The U.S. Securities and Exchange Commission has added another B.C. resident and stock promoter to its growing roster of alleged fraudsters involved in a scheme involving over $1 billion of trading orchestrated from Vancouver.
Bradley Moynes, 51, a former Vancouver investment adviser turned cryptocurrency promoter is facing civil allegations of securities fraud, according to a June 27 complaint lodged by the commission (SEC) in Boston. His companies Digatrade Financial Corp. and Vancap Ventures are co-defendants.
Moynes is accused of working with offshore shell facilitator Fred Sharp, a former Vancouver lawyer who was charged with fraud by the commission last August.
Sharp did not respond to the charges and now owes the commission US$52.9 million following a default judgment May 12. He also faces criminal charges along with members of his so-called “Sharp Group.” The group is alleged to have orchestrated hundreds of “pump and dump” schemes utilizing offshore shell companies held by nominee owners, between 2011 and 2019.
According to the complaint, Moynes became a Sharp Group client in March 2014, when Moynes was president of Formcap Corp., a Nevada company.
Phone records obtained by the commission allege to show Sharp dividing 95% of tradable Formcap shares into blocks of less than 5% held by the offshore companies, thus avoiding reporting requirements and scrutiny by the foreign brokerage firms, which held the shares, as well as transfer agents, who are supposed to oversee filings.
Moynes proceeded to “strategically issue” press releases and fund promotions about the company (the “pump”) while allegedly directing Sharp to sell the shares (the “dump”) and put the proceeds into a Canadian company named Vancap Ventures, which is solely owned by Moynes.
The commission says Moynes never reported these sales. Given his history as an investment advisor, he ought to have known securities laws required him to do so, the commission said.
Moynes is said to have personally profited $256,000 from Formcap.
A similar concurrent scheme occurred with Digatrade; however, Moynes, Digatrade’s president and CEO, was able to reap $533,000 in net profits, according to the commission — at least initially.
Those involved then stepped up their alleged actions in mid-2016, according to the commission, with a series of stock maneuvers, including the issuance of eight million new, unrestricted shares to nominee companies held by Moynes.
The complaint claims Moynes then connected with New York lawyer and Mexican citizen Luis Carillo, who is alleged to have orchestrated a promotional campaign via a boiler room (high-pressure call centre) based in Medellin, Colombia.

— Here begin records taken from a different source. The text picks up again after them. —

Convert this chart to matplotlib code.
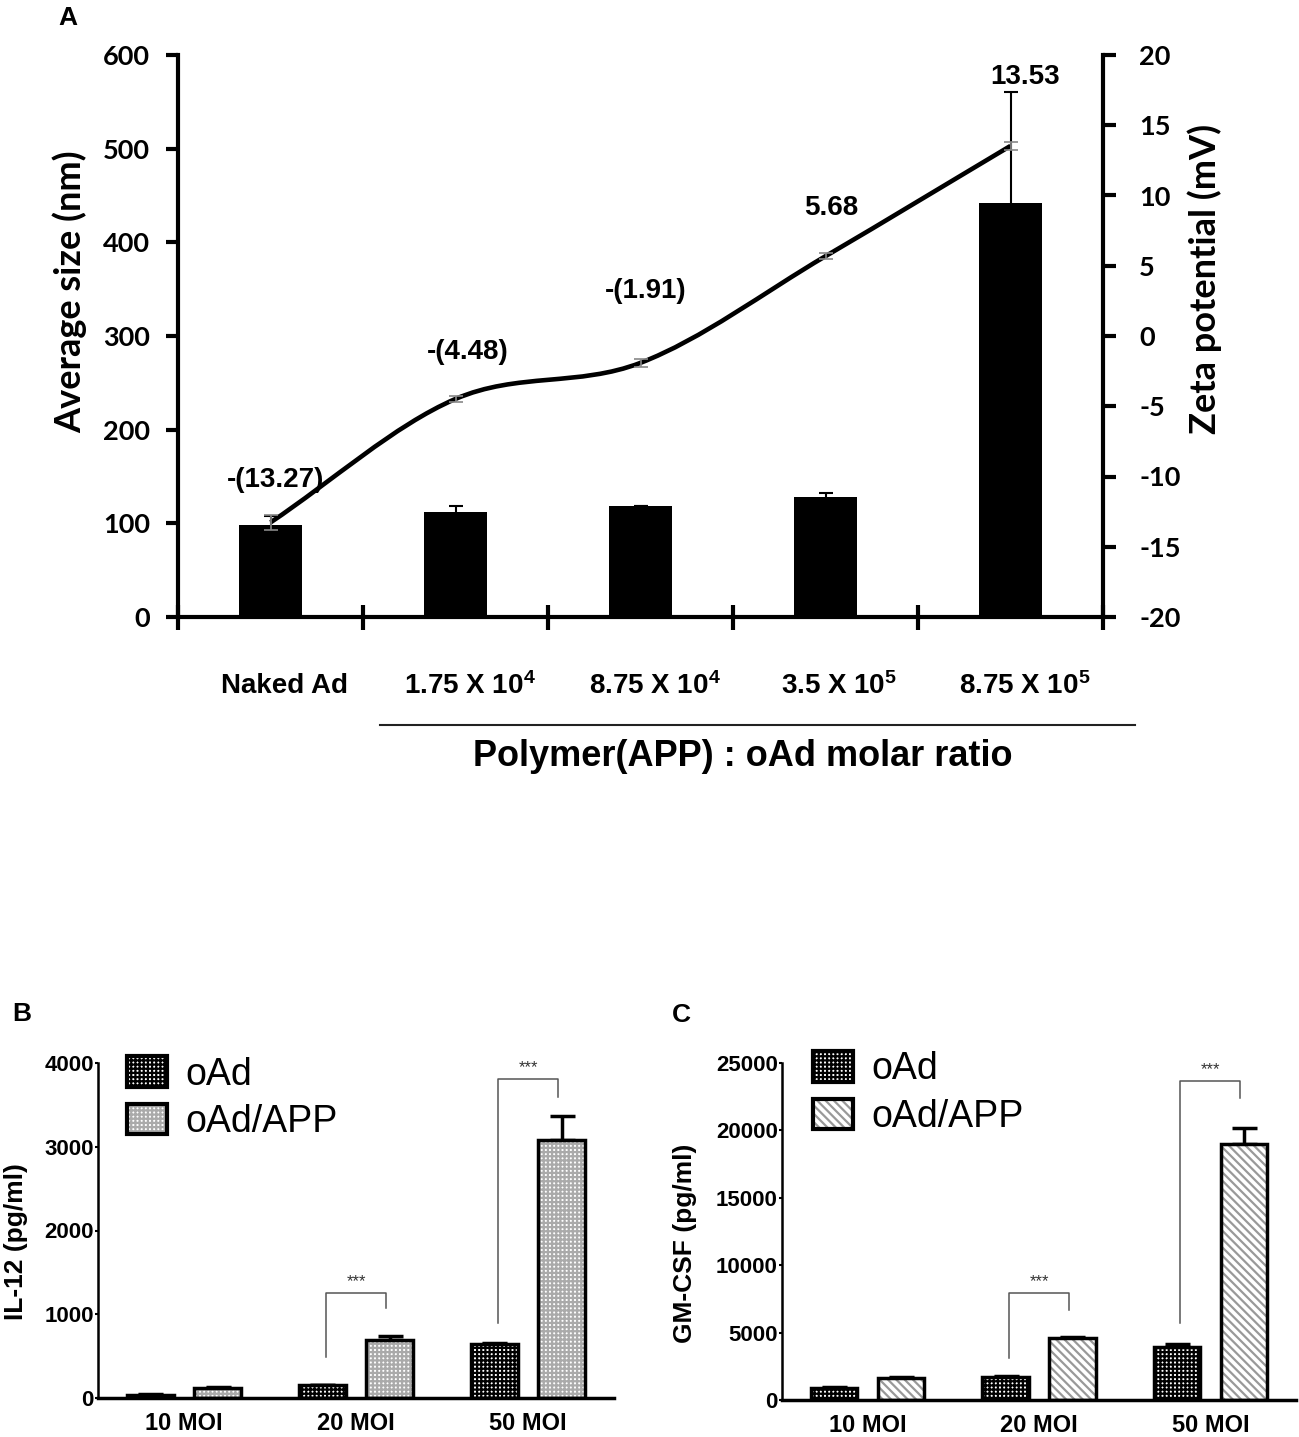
import numpy as np
import matplotlib
matplotlib.use('Agg')
import matplotlib.pyplot as plt
from matplotlib.patches import Patch, PathPatch
from matplotlib.path import Path
from matplotlib.lines import Line2D
import matplotlib.transforms as mtrans

plt.rcParams['font.family'] = ['Liberation Sans', 'DejaVu Sans']
plt.rcParams['mathtext.fontset'] = 'custom'
plt.rcParams['mathtext.rm'] = 'Liberation Sans:bold'
plt.rcParams['mathtext.it'] = 'Liberation Sans:bold'
plt.rcParams['mathtext.bf'] = 'Liberation Sans:bold'
plt.rcParams['axes.unicode_minus'] = False
plt.rcParams['hatch.linewidth'] = 1.6

# panel A data
ratio_labels = ['Naked Ad', r'1.75 X 10$^4$', r'8.75 X 10$^4$', r'3.5 X 10$^5$', r'8.75 X 10$^5$']
size_nm = [98, 112, 119, 128, 442]
size_err = [10, 6, 0, 4, 118]
zeta_mv = [-13.27, -4.48, -1.91, 5.68, 13.53]
zeta_err = [0.55, 0.2, 0.3, 0.2, 0.3]
zeta_offsets = [(5, -42), (12, -47), (5, -72), (6, -48), (15, -69)]  # label offsets, px

# panels B and C data
moi_labels = ['10 MOI', '20 MOI', '50 MOI']
il12_oad = [40, 150, 640]
il12_oad_err = [5, 10, 20]
il12_app = [120, 690, 3080]
il12_app_err = [10, 50, 290]
gmcsf_oad = [900, 1700, 3900]
gmcsf_oad_err = [60, 80, 270]
gmcsf_app = [1600, 4600, 19000]
gmcsf_app_err = [80, 100, 1150]
il12_brackets = [(1, 490, 1254, 1075), (2, 900, 3810, 3600)]
gmcsf_brackets = [(1, 3100, 7930, 6680), (2, 5700, 23650, 22400)]

W, H = 1299, 1437
fig = plt.figure(figsize=(W / 100, H / 100), dpi=100)


def fx(px):
    return px / W


def fy(py):
    return 1 - py / H


def box(l, t, r, b):
    return [fx(l), fy(b), (r - l) / W, (b - t) / H]


# ---------------- panel A ----------------
axA = fig.add_axes(box(178, 55, 1103, 617))
x = np.arange(len(size_nm))
axA.bar(x, size_nm, width=0.345, color='black', zorder=2,
        yerr=size_err, error_kw=dict(ecolor='black', elinewidth=1.5, capsize=5, capthick=1.5))
axA.set_xlim(-0.5, 4.5)
axA.set_ylim(0, 600)
axA.set_yticks(range(0, 601, 100))
axA.set_xticks(np.arange(-0.5, 4.6, 1))
axA.set_xticklabels([])
axA.set_xticks(x, minor=True)
axA.set_xticklabels(ratio_labels, minor=True, fontsize=20, fontweight='bold')
axA.tick_params(axis='x', which='major', direction='inout', length=18, width=3)
axA.tick_params(axis='x', which='minor', length=0, pad=40)
axA.tick_params(axis='y', direction='out', length=9, width=3, pad=11)
shift = mtrans.ScaledTranslation(14 / 100, 0, fig.dpi_scale_trans)
for lab in axA.get_xticklabels(minor=True):
    lab.set_transform(lab.get_transform() + shift)
for lab in axA.get_yticklabels():
    lab.set_fontfamily('Lato')
    lab.set_fontweight('bold')
    lab.set_fontsize(19.5)
for s in ['left', 'bottom']:
    axA.spines[s].set_linewidth(3)
axA.spines['top'].set_visible(False)
axA.spines['right'].set_visible(False)

ax2 = axA.twinx()
ax2.set_ylim(-20, 20)
ax2.set_yticks(range(-20, 21, 5))
ax2.tick_params(axis='y', direction='out', length=9, width=3, pad=17)
for lab in ax2.get_yticklabels():
    lab.set_fontfamily('Lato')
    lab.set_fontweight('bold')
    lab.set_fontsize(19.5)
for s in ['top', 'left', 'bottom']:
    ax2.spines[s].set_visible(False)
ax2.spines['right'].set_linewidth(3)

# smooth line through the zeta points (Catmull-Rom as cubic Bezier)
pts = np.column_stack([x, zeta_mv]).astype(float)
tang = np.zeros_like(pts)
tang[1:-1] = (pts[2:] - pts[:-2]) / 2
tang[0] = pts[1] - pts[0]
tang[-1] = pts[-1] - pts[-2]
verts = [pts[0]]
codes = [Path.MOVETO]
for i in range(len(pts) - 1):
    verts += [pts[i] + tang[i] / 3, pts[i + 1] - tang[i + 1] / 3, pts[i + 1]]
    codes += [Path.CURVE4] * 3
ax2.add_patch(PathPatch(Path(verts, codes), facecolor='none', edgecolor='black',
                        lw=3.3, transform=ax2.transData, zorder=3))
ax2.errorbar(x, zeta_mv, yerr=zeta_err, fmt='none', ecolor='#888888',
             elinewidth=1.2, capsize=5, capthick=1.2, zorder=4)
for xi, v, (dx, dy) in zip(x, zeta_mv, zeta_offsets):
    txt = '-(%.2f)' % abs(v) if v < 0 else '%.2f' % v
    ax2.annotate(txt, (xi, v), xytext=(dx, -dy), textcoords='offset pixels',
                 ha='center', va='center', fontsize=20, fontweight='bold')

fig.text(fx(68), fy(18), 'A', fontsize=19, fontweight='bold', ha='center', va='center')
fig.text(fx(70), fy(292), 'Average size (nm)', rotation=90, ha='center', va='center',
         family='Lato', fontweight='bold', fontsize=26)
fig.text(fx(1205), fy(279), 'Zeta potential (mV)', rotation=90, ha='center', va='center',
         family='Lato', fontweight='bold', fontsize=26)
fig.add_artist(Line2D([fx(380), fx(1135)], [fy(725), fy(725)], transform=fig.transFigure,
                      color='#222222', lw=1.5))
fig.text(fx(743), fy(757), 'Polymer(APP) : oAd molar ratio', ha='center', va='center',
         fontsize=26, fontweight='bold')


# ---------------- panels B and C ----------------
def cytokine_panel(ax, oad, oad_err, app, app_err, app_hatch, app_color, ymax, ystep,
                   brackets, leg_anchor):
    xs = np.arange(len(moi_labels))
    off, w = 0.195, 0.27
    for pos, vals, errs, hatch, hc in [(xs - off, oad, oad_err, '++++', 'black'),
                                       (xs + off, app, app_err, app_hatch, app_color)]:
        ax.errorbar(pos, vals, yerr=[np.zeros(len(errs)), errs], fmt='none', ecolor='black',
                    elinewidth=2.5, capsize=9, capthick=2.5, zorder=1)
        ax.bar(pos, vals, w, color='white', edgecolor=hc, hatch=hatch, lw=0, zorder=2)
        ax.bar(pos, vals, w, fill=False, edgecolor='black', lw=2.5, zorder=3)
    for g, yl, yt, yr in brackets:
        ax.plot([g - 0.175, g - 0.175, g + 0.175, g + 0.175], [yl, yt, yt, yr],
                color='#555555', lw=1.1, zorder=4)
        ax.annotate('***', (g, yt), xytext=(0, 3), textcoords='offset points',
                    ha='center', va='bottom', fontsize=12, color='#333333')
    ax.set_xlim(-0.5, 2.5)
    ax.set_ylim(0, ymax)
    ax.set_yticks(np.arange(0, ymax + 1, ystep))
    ax.set_xticks(xs)
    ax.set_xticklabels(moi_labels, fontsize=17, fontweight='bold')
    for lab in ax.get_yticklabels():
        lab.set_fontweight('bold')
        lab.set_fontsize(16)
    ax.tick_params(axis='x', length=0, pad=10)
    ax.tick_params(axis='y', length=2, width=1.5, pad=1)
    ax.spines['top'].set_visible(False)
    ax.spines['right'].set_visible(False)
    ax.spines['left'].set_linewidth(1.8)
    ax.spines['bottom'].set_linewidth(2.5)
    handles = [(Patch(facecolor='white', edgecolor='black', hatch='++++', lw=0),
                Patch(facecolor='none', edgecolor='black', lw=3)),
               (Patch(facecolor='white', edgecolor=app_color, hatch=app_hatch, lw=0),
                Patch(facecolor='none', edgecolor='black', lw=3))]
    ax.legend(handles, ['oAd', 'oAd/APP'], loc='upper left', bbox_to_anchor=leg_anchor,
              frameon=False, fontsize=27, handlelength=1.07, handleheight=0.88,
              handletextpad=0.5, labelspacing=0.3, borderpad=0, borderaxespad=0)


axB = fig.add_axes(box(98, 1063, 614, 1398))
cytokine_panel(axB, il12_oad, il12_oad_err, il12_app, il12_app_err, '++++', '#aaaaaa',
               4000, 1000, il12_brackets, (0.056, 1.02))
axC = fig.add_axes(box(782, 1063, 1296, 1400))
cytokine_panel(axC, gmcsf_oad, gmcsf_oad_err, gmcsf_app, gmcsf_app_err, '\\\\\\\\', '#999999',
               25000, 5000, gmcsf_brackets, (0.06, 1.035))

fig.text(fx(22), fy(1014), 'B', fontsize=19, fontweight='bold', ha='center', va='center')
fig.text(fx(681), fy(1015), 'C', fontsize=19, fontweight='bold', ha='center', va='center')
fig.text(fx(16), fy(1242), 'IL-12 (pg/ml)', rotation=90, ha='center', va='center',
         fontsize=19, fontweight='bold')
fig.text(fx(685), fy(1243), 'GM-CSF (pg/ml)', rotation=90, ha='center', va='center',
         fontsize=19, fontweight='bold')

fig.savefig('out.png', dpi=100)
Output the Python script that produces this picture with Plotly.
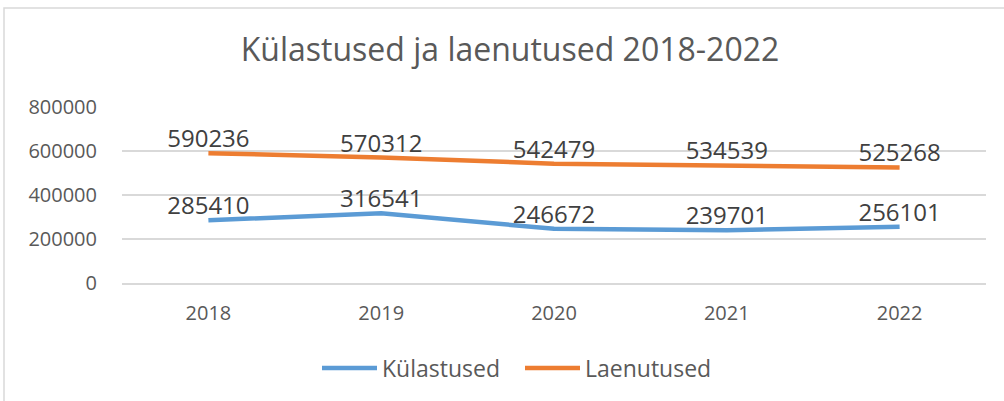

The boiler room was allegedly operated by Frank Biller, who has also been charged by the SEC.
Biller was convicted in B.C. of criminal fraud and theft in 2005 for his participation in the high-profile B.C.-based Eron Mortgage Corp. Ponzi scheme through the late 1990s. The Eron Mortgage saga is one of, if not the biggest, financial fraud cases in B.C. history. It garnered significant media attention given the sheer volume of victims.
By February 2018, Moynes and his associates sold 24.3 million shares of Digatrade and generated a net profit of $5.9 million, of which Moynes kept $1.3 million, according to the commission's complaint.
Moynes is charged with fraud in the offer or sale of securities, fraud in connection with the purchase or sale of securities and unregistered offerings of securities.
Moynes is presumed innocent until or unless proven otherwise in a court.
The proceedings are being held in the federal District Court of Massachusetts; that's where the commission laid charges because Digatrade sold shares on the U.S. over-the-counter market to investors there.
The commission is seeking repayment of the funds, some form of monetary penalty and a permanent ban from the markets.